Just saying, the life of a smoker can be extended by slipping a slightly smaller can in the smoker can for the burn chamber. And yes, some holes need to be made in the bottom of the new can for the bellows air flow.

And as for your question. "who makes the best one? i dont want to have to go though a bunch of them to find out."
In order for you to actually "know" which is indeed "best" for you, "you" would actually need to go through the specific details of all of them.

But you know, from use of a 30 year old smoker, it doesn't require much to make smoke. Simply a can, bellows, and connecting tube.

Things you may want to consider:
-Do you want/need a surrounding heat sheild?
-Do you want one with new space age synthetic bellows? Is that really better than "old school" leather? 
-Do you need a status symbol?
-Do you want to spend gobs of money on a smoker?
-Do you want some form of hanging hook?
-Do you want a simple bellows,can/tube without the extra accoutrements?

Food for thought.


----------



## jim lyon (Feb 19, 2006)

jnqpblk said:


> Things you may want to consider:
> -Do you want/need a surrounding heat sheild?
> -Do you want one with new space age synthetic bellows? Is that really better than "old school" leather?
> -Do you need a status symbol?
> ...


A heat shield? Yes, I recommend one, they can get pretty hot and the integrated hanging hook is another good reason to get one.
Synthetic bellows? I have tried them, I don't like them but for occasional use they are fine.
A status symbol? Huh? That is a different perspective. To me they are just a tool. 
Gobs of money? You can decide for yourself, the top of the line is around $40 and they last a long time.
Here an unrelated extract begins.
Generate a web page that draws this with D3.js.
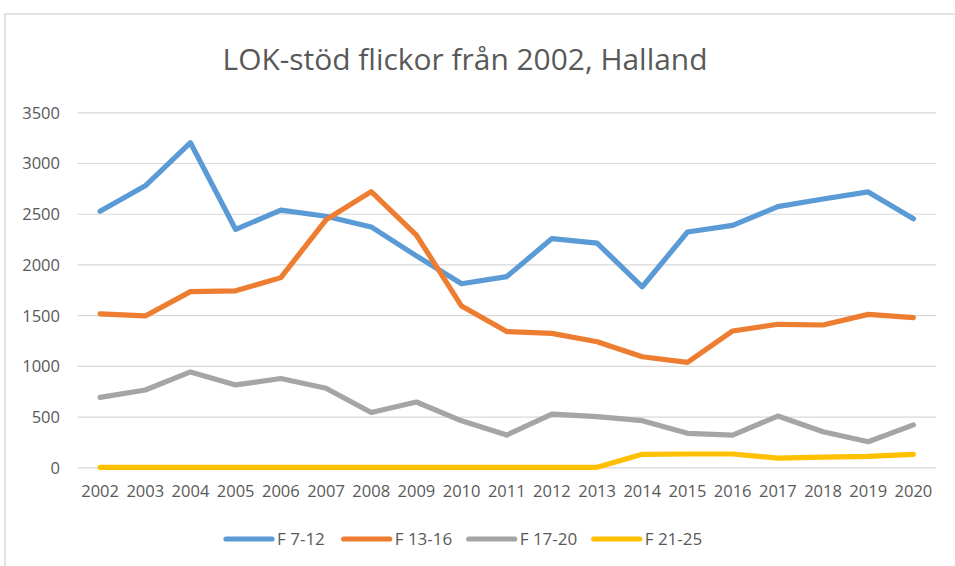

Heres a little video I did a few years back. Not the greatest video but I tried to be fair and it is from the perspective of someone that lights a smoker daily and uses them pretty hard. My concerns about the lightly built shield were well founded. They simply aren't rugged enough for the kind of use/abuse they get from everyday use. ML apparently heard beekeeper concerns about the lack of protection under the smoker box that I mentioned and their latest version includes that extra protection. 
My overall conclusion, a few years later, is that I really like the ML smoker particularly the larger opening in both the bellows and the firebox. They light easier and stay lit better. I like the slightly higher capacity as well. I have never cared for the 10" smoker as I find them a bit tippy and if you use pellets even a 7" will last a good part of the day. My concerns about the hinge were unfounded and my rivet protrusion concerns have also turned out to be a non issue as well. My greatest dislike continues to be that the shield is not nearly as sturdy as the Dadant shield and because I use the hook a lot it makes the whole smoker a bit flimsy. I retrofitted a ML with the Dadant shield and while it dosent mate perfectly, it is an improvement.
https://www.youtube.com/watch?v=G-glym5K23g


----------



## adamf (Jan 28, 2006)

+1 Dadant.

Adam
https://vpqueenbees.com


----------



## Adam Foster Collins (Nov 4, 2009)

Dadant. Every other smoker I've tried just annoyed me.


----------



## robirot (Mar 26, 2017)

Dadant, they last a decade, if you don’t lose them


----------



## Tim KS (May 9, 2014)

robirot said:


> Dadant, they last a decade, if you don’t lose them


 ...or drive over them. 

Old Thread.........


----------



## Live Oak (Oct 11, 2008)

I have tried both Mann Lake and Dadant. Dadant hands down is by far the best in my opinion.


----------